▸ Exercise task
Determine how many lines include "matplotlib". Give the number and nothing else.
## START Dataset excerpt
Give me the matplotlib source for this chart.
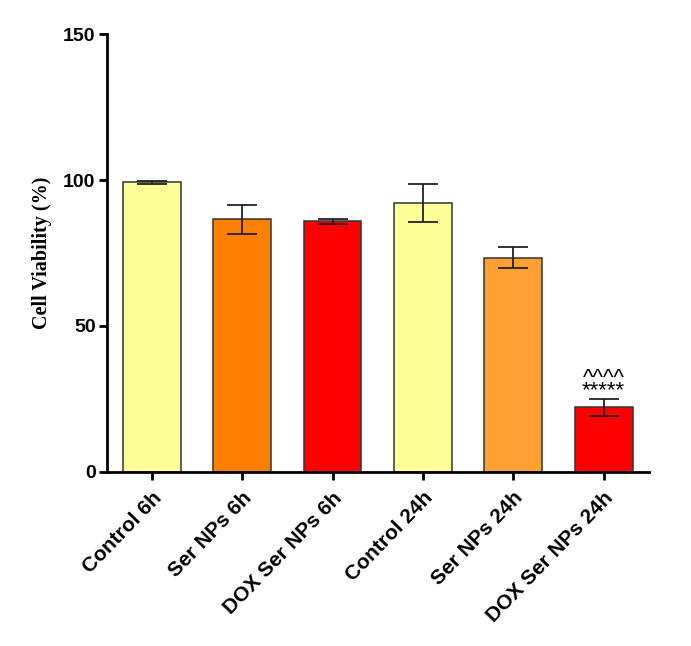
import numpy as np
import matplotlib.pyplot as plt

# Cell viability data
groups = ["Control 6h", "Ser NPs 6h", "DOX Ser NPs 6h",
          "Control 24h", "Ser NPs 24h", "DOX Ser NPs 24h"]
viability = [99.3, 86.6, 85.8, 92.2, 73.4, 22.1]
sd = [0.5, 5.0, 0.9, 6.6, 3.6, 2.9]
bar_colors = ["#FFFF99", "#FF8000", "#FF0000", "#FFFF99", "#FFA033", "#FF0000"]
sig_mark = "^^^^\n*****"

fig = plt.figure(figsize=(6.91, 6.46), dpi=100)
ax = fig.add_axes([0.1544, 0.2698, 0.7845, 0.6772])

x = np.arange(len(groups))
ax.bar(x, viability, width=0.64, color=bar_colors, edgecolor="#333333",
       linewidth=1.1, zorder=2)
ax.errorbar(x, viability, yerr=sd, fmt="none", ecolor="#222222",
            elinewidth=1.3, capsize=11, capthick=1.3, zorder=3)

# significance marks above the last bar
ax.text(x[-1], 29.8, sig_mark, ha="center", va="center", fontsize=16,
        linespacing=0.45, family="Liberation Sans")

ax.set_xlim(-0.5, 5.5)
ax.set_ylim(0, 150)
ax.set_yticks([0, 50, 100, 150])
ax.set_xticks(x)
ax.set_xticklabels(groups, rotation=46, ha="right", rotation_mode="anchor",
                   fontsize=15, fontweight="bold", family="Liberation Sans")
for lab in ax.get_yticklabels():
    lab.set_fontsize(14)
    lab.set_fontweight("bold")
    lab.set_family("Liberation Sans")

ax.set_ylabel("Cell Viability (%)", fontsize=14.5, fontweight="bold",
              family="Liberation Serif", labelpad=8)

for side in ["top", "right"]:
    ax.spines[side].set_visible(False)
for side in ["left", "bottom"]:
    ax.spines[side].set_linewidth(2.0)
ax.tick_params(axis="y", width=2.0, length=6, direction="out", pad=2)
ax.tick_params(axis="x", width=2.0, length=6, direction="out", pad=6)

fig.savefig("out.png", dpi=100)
## END Dataset excerpt
▸ Finished exercise
2